▶ **Given data**
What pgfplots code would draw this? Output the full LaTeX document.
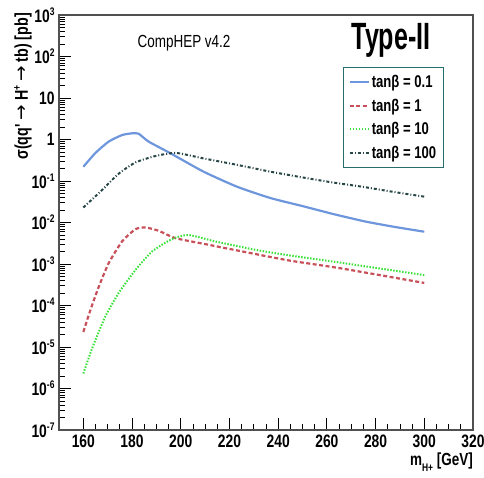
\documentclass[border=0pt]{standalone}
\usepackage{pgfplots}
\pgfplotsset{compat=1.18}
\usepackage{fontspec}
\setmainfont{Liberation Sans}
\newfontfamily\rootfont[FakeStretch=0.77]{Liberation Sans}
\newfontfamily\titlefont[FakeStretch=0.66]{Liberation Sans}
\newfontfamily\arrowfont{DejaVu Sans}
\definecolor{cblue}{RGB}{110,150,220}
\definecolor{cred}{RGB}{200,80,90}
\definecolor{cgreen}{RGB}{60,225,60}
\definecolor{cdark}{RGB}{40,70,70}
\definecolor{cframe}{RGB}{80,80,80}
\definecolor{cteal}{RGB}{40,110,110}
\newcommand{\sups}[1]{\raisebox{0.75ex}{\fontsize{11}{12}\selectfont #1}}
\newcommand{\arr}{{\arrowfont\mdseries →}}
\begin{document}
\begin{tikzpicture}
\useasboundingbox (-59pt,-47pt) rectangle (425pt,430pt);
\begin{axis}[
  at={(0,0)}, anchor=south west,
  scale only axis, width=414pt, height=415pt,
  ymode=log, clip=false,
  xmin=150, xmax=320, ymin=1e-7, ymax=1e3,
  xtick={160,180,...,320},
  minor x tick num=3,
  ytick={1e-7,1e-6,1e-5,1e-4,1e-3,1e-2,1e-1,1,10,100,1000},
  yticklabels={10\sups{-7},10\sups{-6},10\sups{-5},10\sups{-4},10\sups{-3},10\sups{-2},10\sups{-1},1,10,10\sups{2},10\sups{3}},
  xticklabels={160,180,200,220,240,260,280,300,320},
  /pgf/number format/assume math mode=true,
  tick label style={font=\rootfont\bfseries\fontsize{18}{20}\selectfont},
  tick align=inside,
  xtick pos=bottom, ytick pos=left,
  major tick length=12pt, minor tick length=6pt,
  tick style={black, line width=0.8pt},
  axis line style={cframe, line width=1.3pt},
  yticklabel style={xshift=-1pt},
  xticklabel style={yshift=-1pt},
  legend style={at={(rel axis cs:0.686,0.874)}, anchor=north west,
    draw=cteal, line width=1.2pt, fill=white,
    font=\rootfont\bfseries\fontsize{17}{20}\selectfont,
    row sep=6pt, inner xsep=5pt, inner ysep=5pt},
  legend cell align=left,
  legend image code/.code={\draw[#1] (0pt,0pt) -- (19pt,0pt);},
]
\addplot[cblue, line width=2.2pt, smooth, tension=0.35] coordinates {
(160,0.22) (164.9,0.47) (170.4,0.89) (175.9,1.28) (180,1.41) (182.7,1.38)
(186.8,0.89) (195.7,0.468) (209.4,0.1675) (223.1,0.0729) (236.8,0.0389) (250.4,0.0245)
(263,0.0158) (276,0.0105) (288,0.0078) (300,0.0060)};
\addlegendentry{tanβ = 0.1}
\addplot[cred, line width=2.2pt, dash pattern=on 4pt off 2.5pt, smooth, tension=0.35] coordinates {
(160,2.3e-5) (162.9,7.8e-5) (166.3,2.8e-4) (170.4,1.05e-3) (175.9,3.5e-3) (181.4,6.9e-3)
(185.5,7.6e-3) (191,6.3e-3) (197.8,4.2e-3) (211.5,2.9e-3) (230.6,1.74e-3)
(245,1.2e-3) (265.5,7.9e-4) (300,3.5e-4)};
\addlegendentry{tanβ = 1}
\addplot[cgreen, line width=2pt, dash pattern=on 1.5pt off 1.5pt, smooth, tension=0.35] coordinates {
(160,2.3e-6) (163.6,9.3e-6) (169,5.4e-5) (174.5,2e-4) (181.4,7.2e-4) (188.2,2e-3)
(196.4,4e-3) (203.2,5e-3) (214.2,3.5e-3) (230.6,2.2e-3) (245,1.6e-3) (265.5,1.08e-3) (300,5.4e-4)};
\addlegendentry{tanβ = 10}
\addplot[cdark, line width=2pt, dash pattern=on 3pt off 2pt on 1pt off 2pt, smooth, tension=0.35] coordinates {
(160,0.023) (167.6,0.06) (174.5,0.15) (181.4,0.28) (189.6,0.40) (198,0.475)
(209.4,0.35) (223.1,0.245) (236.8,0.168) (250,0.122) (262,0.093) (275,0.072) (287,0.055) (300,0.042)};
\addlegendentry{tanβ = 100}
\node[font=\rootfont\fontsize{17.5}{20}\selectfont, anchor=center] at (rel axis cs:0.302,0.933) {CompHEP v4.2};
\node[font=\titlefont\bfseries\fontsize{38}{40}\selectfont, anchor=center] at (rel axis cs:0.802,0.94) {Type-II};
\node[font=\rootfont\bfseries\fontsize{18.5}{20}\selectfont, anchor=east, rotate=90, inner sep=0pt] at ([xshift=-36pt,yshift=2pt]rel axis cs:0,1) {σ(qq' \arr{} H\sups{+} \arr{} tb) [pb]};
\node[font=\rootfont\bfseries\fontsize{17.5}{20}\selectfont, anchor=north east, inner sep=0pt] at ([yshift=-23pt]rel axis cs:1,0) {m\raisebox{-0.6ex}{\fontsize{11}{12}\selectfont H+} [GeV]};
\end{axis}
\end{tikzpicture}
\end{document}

▶ **Work instructions**
Write the lines above out again exactly, without any of their pictures.

▶ **Result**
What pgfplots code would draw this? Output the full LaTeX document.
\documentclass[border=0pt]{standalone}
\usepackage{pgfplots}
\pgfplotsset{compat=1.18}
\usepackage{fontspec}
\setmainfont{Liberation Sans}
\newfontfamily\rootfont[FakeStretch=0.77]{Liberation Sans}
\newfontfamily\titlefont[FakeStretch=0.66]{Liberation Sans}
\newfontfamily\arrowfont{DejaVu Sans}
\definecolor{cblue}{RGB}{110,150,220}
\definecolor{cred}{RGB}{200,80,90}
\definecolor{cgreen}{RGB}{60,225,60}
\definecolor{cdark}{RGB}{40,70,70}
\definecolor{cframe}{RGB}{80,80,80}
\definecolor{cteal}{RGB}{40,110,110}
\newcommand{\sups}[1]{\raisebox{0.75ex}{\fontsize{11}{12}\selectfont #1}}
\newcommand{\arr}{{\arrowfont\mdseries →}}
\begin{document}
\begin{tikzpicture}
\useasboundingbox (-59pt,-47pt) rectangle (425pt,430pt);
\begin{axis}[
  at={(0,0)}, anchor=south west,
  scale only axis, width=414pt, height=415pt,
  ymode=log, clip=false,
  xmin=150, xmax=320, ymin=1e-7, ymax=1e3,
  xtick={160,180,...,320},
  minor x tick num=3,
  ytick={1e-7,1e-6,1e-5,1e-4,1e-3,1e-2,1e-1,1,10,100,1000},
  yticklabels={10\sups{-7},10\sups{-6},10\sups{-5},10\sups{-4},10\sups{-3},10\sups{-2},10\sups{-1},1,10,10\sups{2},10\sups{3}},
  xticklabels={160,180,200,220,240,260,280,300,320},
  /pgf/number format/assume math mode=true,
  tick label style={font=\rootfont\bfseries\fontsize{18}{20}\selectfont},
  tick align=inside,
  xtick pos=bottom, ytick pos=left,
  major tick length=12pt, minor tick length=6pt,
  tick style={black, line width=0.8pt},
  axis line style={cframe, line width=1.3pt},
  yticklabel style={xshift=-1pt},
  xticklabel style={yshift=-1pt},
  legend style={at={(rel axis cs:0.686,0.874)}, anchor=north west,
    draw=cteal, line width=1.2pt, fill=white,
    font=\rootfont\bfseries\fontsize{17}{20}\selectfont,
    row sep=6pt, inner xsep=5pt, inner ysep=5pt},
  legend cell align=left,
  legend image code/.code={\draw[#1] (0pt,0pt) -- (19pt,0pt);},
]
\addplot[cblue, line width=2.2pt, smooth, tension=0.35] coordinates {
(160,0.22) (164.9,0.47) (170.4,0.89) (175.9,1.28) (180,1.41) (182.7,1.38)
(186.8,0.89) (195.7,0.468) (209.4,0.1675) (223.1,0.0729) (236.8,0.0389) (250.4,0.0245)
(263,0.0158) (276,0.0105) (288,0.0078) (300,0.0060)};
\addlegendentry{tanβ = 0.1}
\addplot[cred, line width=2.2pt, dash pattern=on 4pt off 2.5pt, smooth, tension=0.35] coordinates {
(160,2.3e-5) (162.9,7.8e-5) (166.3,2.8e-4) (170.4,1.05e-3) (175.9,3.5e-3) (181.4,6.9e-3)
(185.5,7.6e-3) (191,6.3e-3) (197.8,4.2e-3) (211.5,2.9e-3) (230.6,1.74e-3)
(245,1.2e-3) (265.5,7.9e-4) (300,3.5e-4)};
\addlegendentry{tanβ = 1}
\addplot[cgreen, line width=2pt, dash pattern=on 1.5pt off 1.5pt, smooth, tension=0.35] coordinates {
(160,2.3e-6) (163.6,9.3e-6) (169,5.4e-5) (174.5,2e-4) (181.4,7.2e-4) (188.2,2e-3)
(196.4,4e-3) (203.2,5e-3) (214.2,3.5e-3) (230.6,2.2e-3) (245,1.6e-3) (265.5,1.08e-3) (300,5.4e-4)};
\addlegendentry{tanβ = 10}
\addplot[cdark, line width=2pt, dash pattern=on 3pt off 2pt on 1pt off 2pt, smooth, tension=0.35] coordinates {
(160,0.023) (167.6,0.06) (174.5,0.15) (181.4,0.28) (189.6,0.40) (198,0.475)
(209.4,0.35) (223.1,0.245) (236.8,0.168) (250,0.122) (262,0.093) (275,0.072) (287,0.055) (300,0.042)};
\addlegendentry{tanβ = 100}
\node[font=\rootfont\fontsize{17.5}{20}\selectfont, anchor=center] at (rel axis cs:0.302,0.933) {CompHEP v4.2};
\node[font=\titlefont\bfseries\fontsize{38}{40}\selectfont, anchor=center] at (rel axis cs:0.802,0.94) {Type-II};
\node[font=\rootfont\bfseries\fontsize{18.5}{20}\selectfont, anchor=east, rotate=90, inner sep=0pt] at ([xshift=-36pt,yshift=2pt]rel axis cs:0,1) {σ(qq' \arr{} H\sups{+} \arr{} tb) [pb]};
\node[font=\rootfont\bfseries\fontsize{17.5}{20}\selectfont, anchor=north east, inner sep=0pt] at ([yshift=-23pt]rel axis cs:1,0) {m\raisebox{-0.6ex}{\fontsize{11}{12}\selectfont H+} [GeV]};
\end{axis}
\end{tikzpicture}
\end{document}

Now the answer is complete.